Jika kita membandingkan langkah normalisasi Saudi-Iran dengan langkah normalisasi Saudi dengan entitas Yahudi yang belum memiliki hubungan diplomatik, kita akan menemukan perbedaan yang signifikan di antara keduanya. Meskipun tidak ada hubungan resmi Saudi dengan entitas Yahudi, namun tidak ada hari yang berlalu tanpa media berbicara tentang kunjungan individu dan kelompok Yahudi ke Tanah Dua Masjid Suci, melakukan berbagai kegiatan wisata, ekonomi dan kerakyatan. Kunjungan-kunjungan ini dibesar-besarkan di media, dan orang-orang Yahudi ini digambarkan seolah-olah mereka disambut di Tanah Dua Masjid Suci. Mereka membual di media elektronik tentang kehadiran mereka di tanah Hijaz dan berfoto. Kadang-kadang kita menemukan mereka menari dan berbicara dengan nyaman, serta berbicara tentang kedalaman hubungan antara entitas Yahudi dan entitas Saudi. Berbeda dengan normalisasi dengan Iran, proses ini sangat lambat dan sangat terbatas, serta hanya terbatas pada ibadah dan hubungan diplomatik yang dingin.

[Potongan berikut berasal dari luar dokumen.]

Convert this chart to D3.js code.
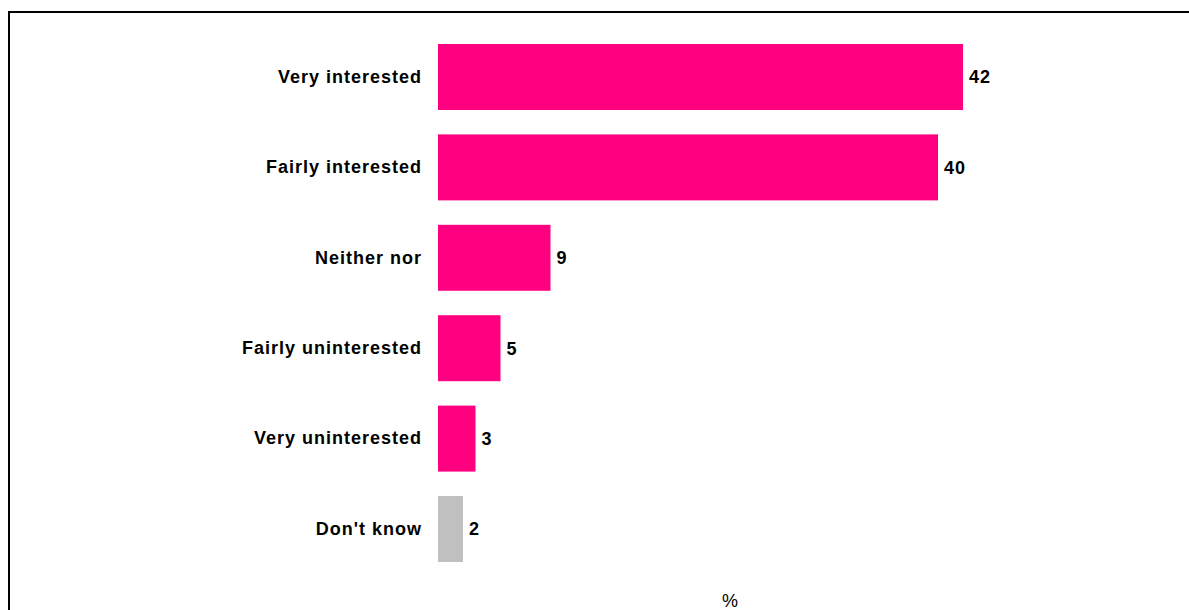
<!DOCTYPE html>
<html>
<head>
<meta charset="utf-8">
<script src="https://cdn.jsdelivr.net/npm/d3@7"></script>
<style>
  html, body { margin: 0; padding: 0; background: #fff; }
  svg { display: block; }
</style>
</head>
<body>
<div id="chart"></div>
<script>
// categories and values
const categories = ["Very interested", "Fairly interested", "Neither nor",
                    "Fairly uninterested", "Very uninterested", "Don't know"];
const values = [42, 40, 9, 5, 3, 2];
const barColors = ["#FF0080", "#FF0080", "#FF0080", "#FF0080", "#FF0080", "#C0C0C0"];
const axisLabel = "%";

const width = 1189, height = 610;

const svg = d3.select("#chart")
  .append("svg")
    .attr("width", width)
    .attr("height", height);

// frame (runs off the right and bottom edge)
svg.append("path")
    .attr("d", `M9,${height} V12 H${width}`)
    .attr("fill", "none")
    .attr("stroke", "#000")
    .attr("stroke-width", 2);

const x = d3.scaleLinear()
    .domain([0, 42])
    .range([438, 963]);

const y = d3.scaleBand()
    .domain(categories)
    .range([31.8, 574.2])
    .paddingInner(0.27)
    .paddingOuter(0.135);

const data = categories.map((c, i) => ({ cat: c, value: values[i], color: barColors[i] }));

svg.selectAll("rect.bar")
  .data(data)
  .join("rect")
    .attr("class", "bar")
    .attr("x", x(0))
    .attr("y", d => y(d.cat))
    .attr("width", d => x(d.value) - x(0))
    .attr("height", y.bandwidth())
    .attr("fill", d => d.color);

// category labels
const yAxis = svg.append("g")
    .attr("transform", `translate(${x(0)},0)`)
    .call(d3.axisLeft(y).tickSize(0).tickPadding(16));
yAxis.select(".domain").remove();
yAxis.selectAll("text")
    .attr("font-family", "Liberation Sans, Arial, sans-serif")
    .attr("font-size", 18)
    .attr("font-weight", "bold")
    .attr("letter-spacing", 1)
    .attr("fill", "#000");

// value labels
svg.selectAll("text.val")
  .data(data)
  .join("text")
    .attr("class", "val")
    .attr("x", d => x(d.value) + 6)
    .attr("y", d => y(d.cat) + y.bandwidth() / 2)
    .attr("dy", "0.35em")
    .attr("font-family", "Liberation Sans, Arial, sans-serif")
    .attr("font-size", 18)
    .attr("font-weight", "bold")
    .attr("letter-spacing", 1)
    .text(d => d.value);

svg.append("text")
    .attr("x", 730)
    .attr("y", 607)
    .attr("text-anchor", "middle")
    .attr("font-family", "Liberation Sans, Arial, sans-serif")
    .attr("font-size", 18)
    .text(axisLabel);
</script>
</body>
</html>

Peran yang diberikan Amerika kepada Arab Saudi dan Iran mengharuskan berlanjutnya permusuhan di antara mereka, karena Amerika ingin terus menciptakan konflik sektarian di kawasan, dan konflik ini hanya akan berlanjut jika ketegangan terus berlanjut antara kedua negara, yang mewakili dua sekte Islam berbeda yang menurut pandangan Amerika cocok untuk dijadikan pemicu konflik di antara keduanya.
Meski penguasa Arab Saudi, Mohammed bin Salman, sebenarnya tidak menaruh perhatian pada agama atau sekte, namun penduduk di Hijaz dan Najd sebagian besar taat agama dan berkomitmen. Oleh karena itu, Amerika memutuskan untuk memulihkan hubungan Saudi pada tingkat diplomasi antara Arab Saudi dan Iran saja. Adapun di tingkat publik, Amerika sangat ingin mencegah umat Islam bertemu satu sama lain dengan dalih apapun untuk mencapai tujuan penjajahannya berdasarkan prinsip “divide et impera, politik pecah belah atau politik adu domba” untuk mencegah persatuan dan ketaatannya pada tali (agama) Allah.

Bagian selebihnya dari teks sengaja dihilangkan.